TAMMY is a raucous comedy starring the popular Melissa McCarthy. She plays a clueless, obese female loser named Tammy. In one day, Tammy ruins her car, gets fired from her dead-end fast food job and discovers her husband is having an affair with their next-door neighbor. Frustrated with her life, Tammy declares she’s leaving her husband and needs to borrow her grandmother Pearl’s car to leave town and start over. Pearl also wants to escape her own dead-end life, so the two head off together. The problem is that Pearl is a hopeless alcoholic. Also, Tammy and Pearl are a disaster with everyone they meet. Will Tammy and Pearl face up to their personal problems?

TAMMY sounds like more fun than it actually is. It has some chuckles and sweet emotional moments, but it’s only funny in fits and starts. Making matters worse, it has abundant foul language that’s pervasive and other crude elements, including some overt homosexual characters. Eventually, Tammy and her grandmother face up to their problems, but the frequent obscenities and homosexual characters detract from TAMMY’S more positive qualities.

Content:

(PaPaPa, HoHo, BB, C, LLL, V, SS, AA, DD, MMM) Very strong mixed pagan worldview in comedy about a fat woman loser who flees her small town life with her alcoholic grandmother in an attempt to improve their lives, with strong pro-homosexual scenes yet also some strong moral resolutions at the end that include a degree of repentance; more than 130 obscenities and profanities and some obscene gestures; light violence in a couple brief arguments and fight scenes, with comic heroine is shoved and shoves people back, and a comically intended fight between comic heroine and a teenage couple who fight her for control of a case of beer heroine’s grandmother illegally buys for them, plus car slams into deer, which appears to survive; strong sexual content overall includes issues of implied adultery, comic heroine comes home to find her husband having a romantic dinner with their neighbor, heroine leaves husband and eventually finds another man, crude dialogue, grandmother sleeps with married man, and comic heroine and her grandmother visit one of her grandmother’s cousins, who is a lesbian and holds a party where dozens of lesbians dance, which is played for laughs but nonetheless feels unnecessary to the main plot and appears to be merely pushing the agenda that homosexuality is everywhere, even among Middle America’s senior citizens; no nudity; grandmother is an alcoholic and is seen guzzling all forms of alcoholic drinks throughout much of the movie, which leads to reckless behavior, but she eventually vows to stop drinking; no smoking but grandmother is jailed for being in illegal possession of numerous prescription pills; and, heroine gets uncontrollably angry, heroine deliberately ruins food in fast food restaurant after being fired, as well as stealing and robbery.

More Detail:

TAMMY is a comedy about a fat woman loser who flees her small town life with her alcoholic grandmother in an attempt to improve their lives. TAMMY has a very strong mixed pagan worldview with some strong homosexual content, abundant foul language and strong moral resolutions to a couple of major plot problems.
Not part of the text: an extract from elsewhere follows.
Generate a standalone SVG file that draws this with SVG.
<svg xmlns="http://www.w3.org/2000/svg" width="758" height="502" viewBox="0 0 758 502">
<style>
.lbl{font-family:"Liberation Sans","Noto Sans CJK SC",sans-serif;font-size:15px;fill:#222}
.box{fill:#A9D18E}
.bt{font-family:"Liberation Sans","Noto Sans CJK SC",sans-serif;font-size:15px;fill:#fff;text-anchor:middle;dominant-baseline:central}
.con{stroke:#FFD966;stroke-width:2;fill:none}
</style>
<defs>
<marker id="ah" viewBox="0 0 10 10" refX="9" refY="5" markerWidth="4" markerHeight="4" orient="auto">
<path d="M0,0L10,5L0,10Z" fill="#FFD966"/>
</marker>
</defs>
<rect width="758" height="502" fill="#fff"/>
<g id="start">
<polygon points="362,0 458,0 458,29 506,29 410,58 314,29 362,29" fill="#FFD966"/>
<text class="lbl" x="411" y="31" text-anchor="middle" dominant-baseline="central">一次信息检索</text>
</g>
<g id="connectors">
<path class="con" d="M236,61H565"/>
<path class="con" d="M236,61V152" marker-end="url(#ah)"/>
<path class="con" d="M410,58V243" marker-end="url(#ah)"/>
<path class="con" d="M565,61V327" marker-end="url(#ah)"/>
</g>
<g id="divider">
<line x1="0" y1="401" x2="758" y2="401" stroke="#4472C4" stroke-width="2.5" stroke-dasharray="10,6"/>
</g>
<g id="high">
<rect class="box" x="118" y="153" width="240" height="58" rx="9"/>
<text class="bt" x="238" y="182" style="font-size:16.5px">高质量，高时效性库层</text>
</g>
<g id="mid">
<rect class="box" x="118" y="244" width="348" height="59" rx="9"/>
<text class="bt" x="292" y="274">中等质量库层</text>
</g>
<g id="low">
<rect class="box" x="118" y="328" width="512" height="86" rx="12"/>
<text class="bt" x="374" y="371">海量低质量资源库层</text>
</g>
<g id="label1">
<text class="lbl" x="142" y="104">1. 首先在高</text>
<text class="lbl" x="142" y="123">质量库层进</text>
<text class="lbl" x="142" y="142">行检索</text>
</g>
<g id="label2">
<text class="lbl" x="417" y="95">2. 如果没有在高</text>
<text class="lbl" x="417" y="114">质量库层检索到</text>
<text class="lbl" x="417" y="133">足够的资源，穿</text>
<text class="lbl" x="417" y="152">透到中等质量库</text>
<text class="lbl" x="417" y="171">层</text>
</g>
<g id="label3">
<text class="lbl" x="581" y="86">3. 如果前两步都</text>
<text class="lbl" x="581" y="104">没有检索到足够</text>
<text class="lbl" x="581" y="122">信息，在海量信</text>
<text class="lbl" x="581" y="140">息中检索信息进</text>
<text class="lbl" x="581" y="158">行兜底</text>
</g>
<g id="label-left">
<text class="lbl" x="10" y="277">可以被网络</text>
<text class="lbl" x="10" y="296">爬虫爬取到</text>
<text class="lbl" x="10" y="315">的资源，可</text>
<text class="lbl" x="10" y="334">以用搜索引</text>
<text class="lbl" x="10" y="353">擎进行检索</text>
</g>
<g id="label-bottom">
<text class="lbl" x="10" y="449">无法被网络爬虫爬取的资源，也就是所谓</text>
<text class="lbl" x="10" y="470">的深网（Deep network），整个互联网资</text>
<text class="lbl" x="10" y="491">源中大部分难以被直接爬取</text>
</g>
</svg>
The movie follows the story of a clueless and obese female loser named Tammy (Melissa McCarthy), who works in a dead-end fast-food restaurant. In one day, she ruins her car, gets fired from her job and discovers her husband is having an affair with their next-door neighbor.

Frustrated with her life, Tammy declares she’s leaving her husband and needs to borrow the car of her grandmother Pearl (Susan Sarandon), in order to leave town for a big city to start over. Pearl also wants to escape her own dead-end life, so the two head off together. The problem is that Pearl is a hopeless alcoholic. Also, Tammy and Pearl are a disaster with everyone they meet.

That is, except for when Tammy meets a sweet guy named Bobby (Mark Duplass), whose married father (Gary Cole) has a one-night stand with Pearl. When Tammy and Pearl are arrested, Tammy is released first and tries to bail out Pearl by robbing a branch of her former fast-food employer of the $1,600 they need.

As Tammy and Pearl go on the run, Tammy and Bobby start a new romance even as they are surrounded by Tammy’s lesbian aunt Lenore (Kathy Bates) and a houseful of their lesbian friends having a party. Ultimately, Tammy and Pearl face up to their problems and do some redemptive things to truly change their lives for the better.

TAMMY sounds like more fun than it actually is. That may be because McCarthy relies on her husband, Ben Falcone, to co-write with her and direct the movie, though he has no prior feature-film credits to his name. One major moral drawback is the pointless inclusion of the lesbian scenes, which seem to be there just to make viewers believe that openly homosexual communities are everywhere, even in rural America.

Aesthetically, the movie is funny in fits and starts, particularly when Tammy gets angry. McCarthy is a master of physical comedy and becoming frustrated in funny ways. Too much of the movie, however, drifts along without enough action or emotion taking place, leaving the audience to stare at the screen in boredom.

That said, the movie’s depiction of troubled people in denial is sometimes emotionally affecting. Even so, TAMMY undercuts itself on that front with its jumpy, awkward attempts to mix humor and heart.

(SPOILER ALERT) The movie does score some moral points in the end. Both Tammy’s thievery and Pearl’s reckless behavior are resolved in a moral fashion. Tammy finally seems to find true happiness, though divorced from her faithless husband.

All told, TAMMY has some chuckles and some sweet emotional moments, but its very frequent obscenity and overt homosexual characters detract from its positive qualities. The foul language is frequent, strong and excessive.